As a disc loses water and becomes dehydrated, the annular fibers can become weak and tear.  Torn annular fibers are what allow a bulge or herniation to take place.  

Often patients will explain how their pain began after a trauma, fall, or accident.  Yes, a trauma, can cause a herniated or bulging disc.  But, what about something simple like a sneeze or picking up a piece of paper off of the floor?

The annular rings inside of a disc look like the age rings on a tree.  The annular rings don’t handle “shear” forces very well.  Twisting motions put shear forces into the disc which can cause the annular rings to tear. 

Once the annular rings tear, it can allow the nucleus pulposis to “leak” out and “pinch” a nerve in the neck or low back.  

Pinched nerves in the neck can cause brachial plexus symptoms such as carpal tunnel syndrome, etc…  Nerve pressure in the neck can also cause sleep disturbances, neck pain, severe headaches, trigeminal neuralgia, cervicogenic vertigo, resting tremors, and pain into the upper back muscles, pain in shoulder blade area, and neuropathy in the hands.  

Pinched nerves in the low back can cause sciatica, buttock pain, hip pain, groin pain, lower abdominal pain, testicular pain, gastroparesis, calf pain, muscle cramping, pain in the hamstrings, knee pain, and lower leg and foot pain and neuropathy in the lower legs and feet.     

So the big question of this article is, “Can a herniated disc heal?”  I would say that on its own, it’s a roll of the dice. Yes, all tissues in the body can heal and repair. A herniation however, can leak out so much “jelly” from the nucleus pulposis that it may not reabsorb.  

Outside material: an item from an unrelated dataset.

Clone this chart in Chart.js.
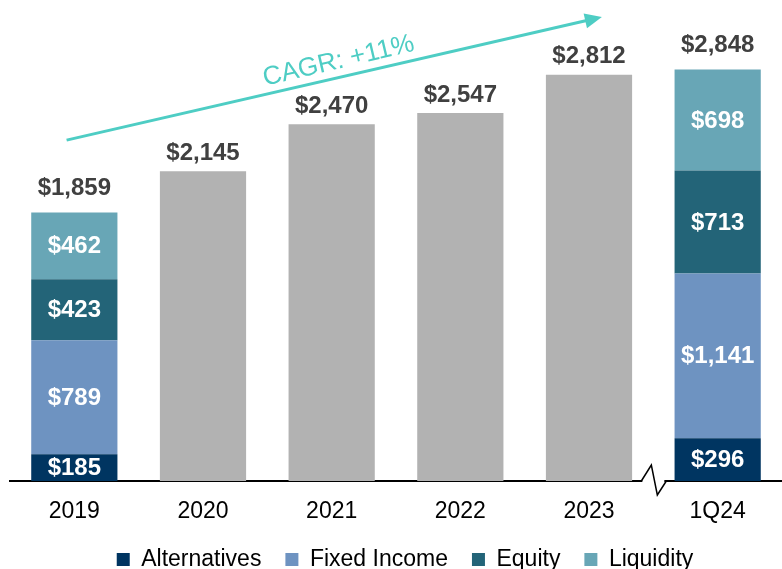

This would explain why some people will have the occasional flare up once or twice a year and how their pain and dysfunction gets more frequent and severe over time.  The ‘jelly” can move around.  One month, it may not be on the nerve and the next month it could be all over the nerve and cause tremendous pain.  

I’ve had so many patients explain, “Dr. Currie, my MRI shows that I have a mild amount of degenerative disc disease or a mild bulge or herniated disc.  My pain is not mild.  It’s severe!

I would say that the most important factor is the real estate that the bad disc is taking up within the spine and spinal column.  If the disc is sitting on top of the nerve, the pain can be severe.  If the disc is close to the nerve but not touching it, it cause mild to no pain at all. 

The real problem with these situations is that from one year to the next, the degenerative disc disease just keeps progressing and getting worse.  This is why it is critical to do everything in your power to get on top of the situation and do something about it before it becomes a “permanent” situation.  

I always say that an ounce of prevention is worth a pound of cure.  Why wait to start experiencing foot drop, muscle atrophy, paralysis, loss of bladder and bowel function, or get so much weakness in your legs that you start falling, etc…

If you are having signs of a bulging or herniated disc or degenerative disc disease, take action. Hopefully, you chose to come to me so that I can work with you doing natural and non-invasive disc rehydration treatments and Class IV Deep Tissue Laser to try to get you back to living life on your own terms again as quickly as possible.  

My disc rehydration protocols consist of getting fluid to go back into the disc spaces which takes pressure off of the nerves. By getting hydration of a disc, a small amount of space can be restored to the disc spaces.  All you need to get relief is a microscopic amount of space.  

All nerves understand is pressure.  By taking pressure off of the nerves, they can “relax” and start to send less pain signals.  Less pain signals can lead to dramatic improvements in quality of life and function.